Good article to help build the drama. How about adding that if Montreal wins, the Eastern Conference representative in the Finals will be the worst ever, because Montreal, Philadelphia and Boston are all terrible teams that have hit hot streaks in the playoffs.

I do have one main issue: Pittsburgh is NOT America's most hockey-crazed city, not even close. The original six fan bases in NY, Boston, Chicago and especially Detroit are all ahead of Pittsburgh.

Unknown said...

Nice try Hammer, Jake is correct, Detroit, Boston, Montreal seem to be more crazed than Pitt, but I like your style. Good luck tonight. Boston needs some luck as well!

Slipkid said...

From a Ranger fan with sour grapes in his teeth - GREAT preamble to what should be a sick game 7. I'll be tuned in MOLSON CANADIAN in hand.
Thoroughly enjoying the blog. I hope I get to read about the upset.

Happy Chappy said...

Sick indeed. SOrry for you and your Pens, though. Habs just got it done! Unbelievable game.

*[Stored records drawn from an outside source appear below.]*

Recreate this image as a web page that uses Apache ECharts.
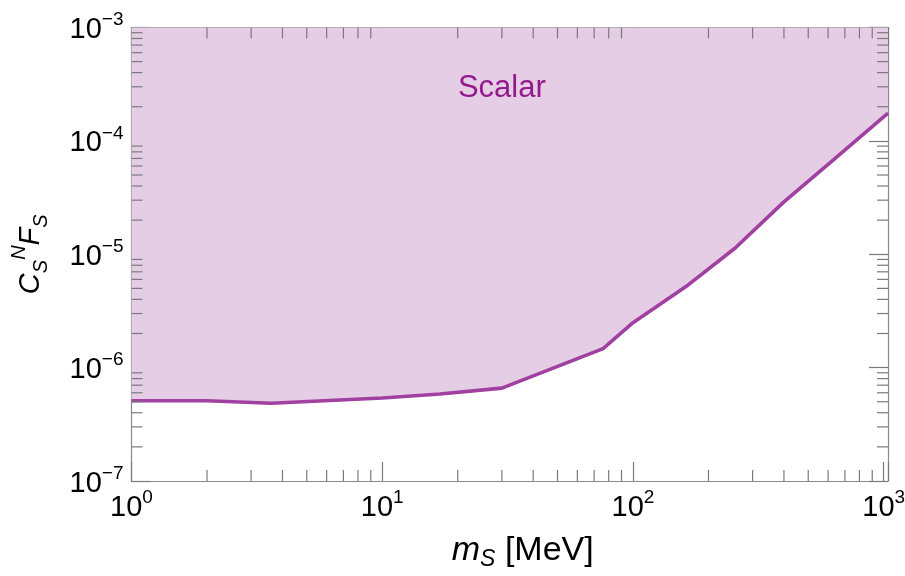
<!DOCTYPE html>
<html>
<head>
<meta charset="utf-8">
<script src="https://cdn.jsdelivr.net/npm/echarts@6/dist/echarts.min.js"></script>
<style>
  html, body { margin: 0; padding: 0; background: #fff; }
  #chart { width: 905px; height: 576px; }
</style>
</head>
<body>
<div id="chart"></div>
<script>
// Scalar coupling exclusion: lower edge of the excluded region
const massMeV  = [1, 2, 3.6, 10, 17, 30, 76, 100, 166, 255, 400, 630, 1040];
const coupling = [5.1e-7, 5.1e-7, 4.85e-7, 5.4e-7, 5.85e-7, 6.6e-7, 1.47e-6,
                  2.49e-6, 5.36e-6, 1.13e-5, 2.9e-5, 6.8e-5, 1.76e-4];

const xRange = [1, 1040];
const yRange = [1e-7, 1e-3];
const xDecades = [1, 10, 100, 1000];
const yDecades = [1e-7, 1e-6, 1e-5, 1e-4];
const minorSteps = [2, 3, 4, 5, 6, 7, 8, 9];

const regionLabel = 'Scalar';
const regionLabelAt = [30, 2.9e-4];

const FONT = '"Liberation Sans", Arial, Helvetica, sans-serif';
const FRAME = '#8a8a8a';
const TICK = '#7a7a7a';
const FILL = '#e6cde6';
const LINE = '#a040a0';
const TEXT_PURPLE = '#941a8c';

const minus = '\u2212';
function powerLabel(v) {
  const e = Math.round(Math.log10(v));
  if (Math.abs(Math.pow(10, e) - v) / v > 1e-6) return '';
  return '{b|10}{s|' + (e < 0 ? minus + (-e) : e) + '}';
}
const tickRich = {
  b: { fontFamily: FONT, fontSize: 29, color: '#000', lineHeight: 34, verticalAlign: 'bottom' },
  s: { fontFamily: FONT, fontSize: 19, color: '#000', verticalAlign: 'top' }
};

const xMinor = [];
xDecades.forEach(d => minorSteps.forEach(m => { const v = d * m; if (v < xRange[1]) xMinor.push([v, 1e-5]); }));
const yMinor = [];
yDecades.forEach(d => minorSteps.forEach(m => { yMinor.push([10, d * m]); }));

const baseAxis = {
  type: 'log',
  logBase: 10,
  axisLine: { show: true, lineStyle: { color: FRAME, width: 1.2 } },
  axisTick: { show: true, inside: true, length: 19, lineStyle: { color: TICK, width: 1.2 } },
  splitLine: { show: false },
  minorTick: { show: false },
  minorSplitLine: { show: false }
};

const chart = echarts.init(document.getElementById('chart'), null, { renderer: 'canvas' });

const option = {
  animation: false,
  backgroundColor: '#fff',
  grid: { left: 131.5, right: 17, top: 27.5, bottom: 95, outerBoundsMode: 'none', containLabel: false },
  xAxis: [
    Object.assign({}, baseAxis, {
      position: 'bottom', min: xRange[0], max: xRange[1], interval: 1,
      axisLabel: { margin: 7, formatter: powerLabel, rich: tickRich },
      name: '{i|m}{sub|S}{n| [MeV]}',
      nameLocation: 'middle', nameGap: 50,
      nameTextStyle: {
        padding: [0, 0, 0, 26],
        rich: {
          i: { fontFamily: FONT, fontStyle: 'italic', fontSize: 34, color: '#000', lineHeight: 40 },
          sub: { fontFamily: FONT, fontStyle: 'italic', fontSize: 23, color: '#000', verticalAlign: 'bottom' },
          n: { fontFamily: FONT, fontSize: 34, color: '#000', lineHeight: 40 }
        }
      }
    }),
    Object.assign({}, baseAxis, {
      position: 'top', min: xRange[0], max: xRange[1], interval: 1,
      axisLabel: { show: false }
    })
  ],
  yAxis: [
    Object.assign({}, baseAxis, {
      position: 'left', min: yRange[0], max: yRange[1], interval: 1,
      axisLabel: { margin: 8, formatter: powerLabel, rich: tickRich },
      name: '{i|C}{sub|S}{sup|N}{i|F}{sub|S}',
      nameLocation: 'middle', nameRotate: 90, nameGap: 80,
      nameTextStyle: {
        rich: {
          i: { fontFamily: FONT, fontStyle: 'italic', fontSize: 29, color: '#000', lineHeight: 42 },
          sub: { fontFamily: FONT, fontStyle: 'italic', fontSize: 20, color: '#000', verticalAlign: 'bottom' },
          sup: { fontFamily: FONT, fontStyle: 'italic', fontSize: 20, color: '#000', verticalAlign: 'top' }
        }
      }
    }),
    Object.assign({}, baseAxis, {
      position: 'right', min: yRange[0], max: yRange[1], interval: 1,
      axisLabel: { show: false }
    })
  ],
  series: [
    {
      name: regionLabel,
      type: 'line',
      data: massMeV.map((x, i) => [x, coupling[i]]),
      symbol: 'none',
      lineStyle: { color: LINE, width: 3.6 },
      areaStyle: { color: FILL, opacity: 1, origin: 'end' },
      z: 2
    },
    {
      // minor ticks along the bottom and top edges
      type: 'custom',
      data: xMinor,
      silent: true,
      z: 5,
      renderItem: function (params, api) {
        const p = api.coord([api.value(0), api.value(1)]);
        const cs = params.coordSys;
        const len = 11;
        const style = { stroke: TICK, lineWidth: 1.2 };
        return {
          type: 'group',
          children: [
            { type: 'line', shape: { x1: p[0], y1: cs.y + cs.height, x2: p[0], y2: cs.y + cs.height - len }, style },
            { type: 'line', shape: { x1: p[0], y1: cs.y, x2: p[0], y2: cs.y + len }, style }
          ]
        };
      }
    },
    {
      // minor ticks along the left and right edges
      type: 'custom',
      data: yMinor,
      silent: true,
      z: 5,
      renderItem: function (params, api) {
        const p = api.coord([api.value(0), api.value(1)]);
        const cs = params.coordSys;
        const len = 11;
        const style = { stroke: TICK, lineWidth: 1.2 };
        return {
          type: 'group',
          children: [
            { type: 'line', shape: { x1: cs.x, y1: p[1], x2: cs.x + len, y2: p[1] }, style },
            { type: 'line', shape: { x1: cs.x + cs.width, y1: p[1], x2: cs.x + cs.width - len, y2: p[1] }, style }
          ]
        };
      }
    }
  ]
};

chart.setOption(option);

const labelPos = chart.convertToPixel({ gridIndex: 0 }, regionLabelAt);
chart.setOption({
  graphic: [{
    type: 'text',
    x: labelPos[0],
    y: labelPos[1],
    z: 10,
    style: {
      text: regionLabel,
      fill: TEXT_PURPLE,
      font: '31px ' + FONT,
      textAlign: 'center',
      textVerticalAlign: 'middle'
    }
  }]
});
</script>
</body>
</html>
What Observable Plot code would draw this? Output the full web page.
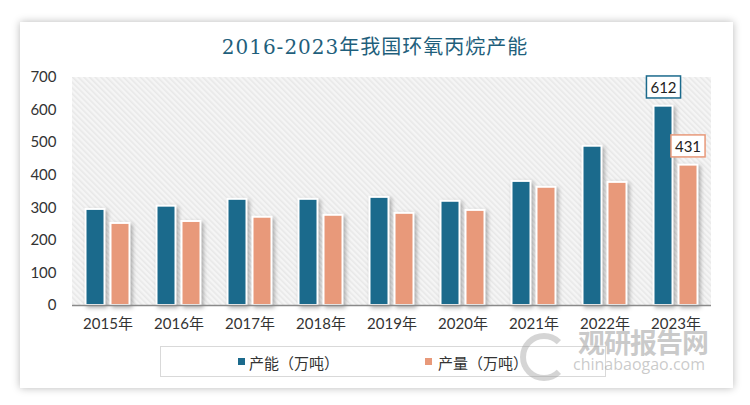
<!DOCTYPE html>
<html><head><meta charset="utf-8">
<script src="https://cdn.jsdelivr.net/npm/d3@7"></script>
<script src="https://cdn.jsdelivr.net/npm/@observablehq/plot@0.6"></script>
<style>
body{margin:0;width:750px;height:405px;background:#fff;position:relative;overflow:hidden;font-family:Lato,"Noto Sans CJK SC",sans-serif;}
#card{position:absolute;left:20px;top:22px;width:713px;height:366px;background:#fff;box-shadow:0 0 8px rgba(0,0,0,.28);}
#title{position:absolute;left:0;top:31px;width:750px;text-align:center;font-size:20px;color:#1f5f7c;letter-spacing:1px;font-family:"DejaVu Serif","Noto Sans CJK SC",serif;}
#chart{position:absolute;left:0;top:0;}
#legend{position:absolute;left:160px;top:346px;width:446px;height:31px;border:1px solid #d9d9d9;background:#fff;box-sizing:border-box;}
.li{position:absolute;top:5px;font-size:15px;color:#333;font-family:"Noto Sans CJK SC",sans-serif;}
.sw{position:absolute;top:11px;width:7px;height:7px;}
#wm1{position:absolute;left:578px;top:322px;font-size:27px;font-weight:bold;color:rgba(150,150,150,.5);font-family:"Noto Sans CJK SC",sans-serif;letter-spacing:-1px;z-index:5;}
#wm2{position:absolute;left:573px;top:353px;font-size:16px;color:rgba(150,150,150,.5);font-family:"Open Sans",sans-serif;z-index:5;}
#wm3{position:absolute;left:520px;top:333px;width:36px;height:36px;border-radius:50%;border:6px solid rgba(150,150,150,.4);border-right-color:transparent;z-index:5;}
</style></head>
<body>
<div id="card"></div>
<div id="title">2016-2023年我国环氧丙烷产能</div>
<div id="chart"></div>
<div id="legend"></div>
<div id="wm3"></div><div id="wm1">观研报告网</div><div id="wm2">chinabaogao.com</div>
<script>
const years = ["2015年","2016年","2017年","2018年","2019年","2020年","2021年","2022年","2023年"];
const capacity = [295, 305, 326, 326, 332, 320, 381, 489, 612];
const output = [252, 258, 271, 277, 283, 292, 363, 378, 431];
const seriesNames = ["产能（万吨）", "产量（万吨）"];
const colors = ["#1b6a8c", "#e8997a"];
const yTicks = [0, 100, 200, 300, 400, 500, 600, 700];
const labelYear = "2023年";

const capData = years.map((y, i) => ({year: y, series: seriesNames[0], value: capacity[i]}));
const outData = years.map((y, i) => ({year: y, series: seriesNames[1], value: output[i]}));

function background(index, scales, values, dimensions) {
  const g = d3.create("svg:g");
  const defs = g.append("defs");
  const p = defs.append("pattern").attr("id", "hatch").attr("patternUnits", "userSpaceOnUse")
    .attr("width", 4).attr("height", 4).attr("patternTransform", "rotate(-45)");
  p.append("rect").attr("width", 4).attr("height", 4).attr("fill", "#f5f5f5");
  p.append("rect").attr("width", 1.6).attr("height", 4).attr("fill", "#e8e8e8");
  const x0 = dimensions.marginLeft, x1 = dimensions.width - dimensions.marginRight;
  const y0 = scales.y(700), y1 = scales.y(0);
  g.append("rect").attr("x", x0).attr("y", y0).attr("width", x1 - x0).attr("height", y1 - y0).attr("fill", "url(#hatch)");
  return g.node();
}

const plot = Plot.plot({
  width: 750, height: 340,
  marginTop: 77, marginBottom: 35, marginLeft: 72, marginRight: 39,
  style: {background: "transparent", fontFamily: "Lato, 'Noto Sans CJK SC', sans-serif", fontSize: "15px", color: "#333"},
  x: {domain: years, padding: 0, label: null, tickSize: 0, tickPadding: 13},
  y: {domain: [0, 700], ticks: yTicks, label: null, tickSize: 0, tickPadding: 16},
  color: {domain: seriesNames, range: colors},
  marks: [
    background,
    Plot.barY(capData, {x: "year", y: "value", fill: "series", stroke: "white", strokeWidth: 2, insetLeft: 13.5, insetRight: 38.5}),
    Plot.barY(outData, {x: "year", y: "value", fill: "series", stroke: "white", strokeWidth: 2, insetLeft: 38.5, insetRight: 13.5}),
    Plot.ruleY([0], {stroke: "#8a8a8a", strokeWidth: 1.5}),
    Plot.text(capData.filter(d => d.year === labelYear), {x: "year", y: "value", text: d => String(d.value), dx: -12.5, dy: -18, fill: "#222", fontSize: 15}),
    Plot.text(outData.filter(d => d.year === labelYear), {x: "year", y: "value", text: d => String(d.value), dx: 12, dy: -18, fill: "#222", fontSize: 15})
  ]
});
document.getElementById("chart").appendChild(plot);

// shadows on bars
plot.querySelectorAll("g[aria-label='bar']").forEach(g => g.style.filter = "drop-shadow(2px 2px 2px rgba(0,0,0,0.3))");
// boxes around value labels
plot.querySelectorAll("g[aria-label='text']").forEach((g, k) => {
  g.querySelectorAll("text").forEach(t => {
    const b = t.getBBox();
    const r = document.createElementNS("http://www.w3.org/2000/svg", "rect");
    r.setAttribute("x", b.x - 4); r.setAttribute("y", b.y - 2);
    r.setAttribute("width", b.width + 8); r.setAttribute("height", b.height + 4);
    r.setAttribute("fill", "white"); r.setAttribute("stroke", colors[k]); r.setAttribute("stroke-width", 1.5);
    const tr = t.getAttribute("transform");
    if (tr) r.setAttribute("transform", tr);
    g.insertBefore(r, t);
  });
});

// legend
const lg = document.getElementById("legend");
const pos = [[77, 88], [264, 277]];
seriesNames.forEach((s, i) => {
  const sw = document.createElement("div"); sw.className = "sw"; sw.style.left = pos[i][0] + "px"; sw.style.background = colors[i]; lg.appendChild(sw);
  const t = document.createElement("div"); t.className = "li"; t.style.left = pos[i][1] + "px"; t.textContent = s; lg.appendChild(t);
});
</script>
</body></html>
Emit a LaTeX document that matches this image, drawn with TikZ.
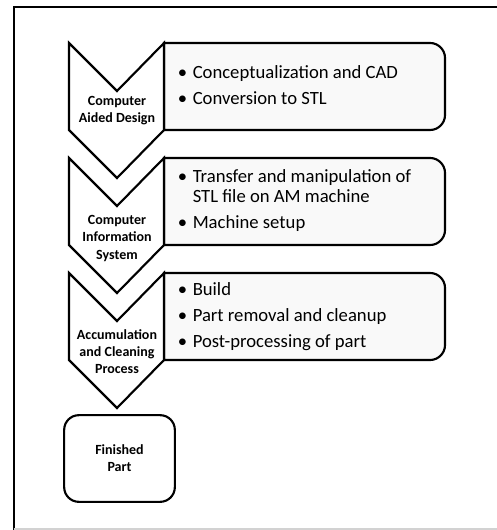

Halak was the man. The pens outshot the Habs by nearly 2 to 1; Halak's save percentage was nearly 95%. You can argue with his season performance, but he's stepped up when it counted. First Ovechkin and the Caps ... now this. A lot of folks argued about how the Caps just collapsed. Can't say the same for the Pens, but holy s@#$. If the Habs take the Cup (and that's a big "if" given what's coming next), this just might be Canada's year. First the Gold in Vancouver (after a none-too-easy run for Babcock leading up to the fantastic final game against the US) and then possibly the Cup going Montreal. Doesn't get any better for Canada than that. They might be perpetually hung over for the remainder of the year.

Again, lots more hockey to play and I agree with Jake that the real teams to beat are in the Western finals with the Sharks and Black Hawks. But who thought they could come back to knock off the NHL point-leading Caps. Montreal's slogan should be, "we believe" (cause no one else certainly did or maybe even still does).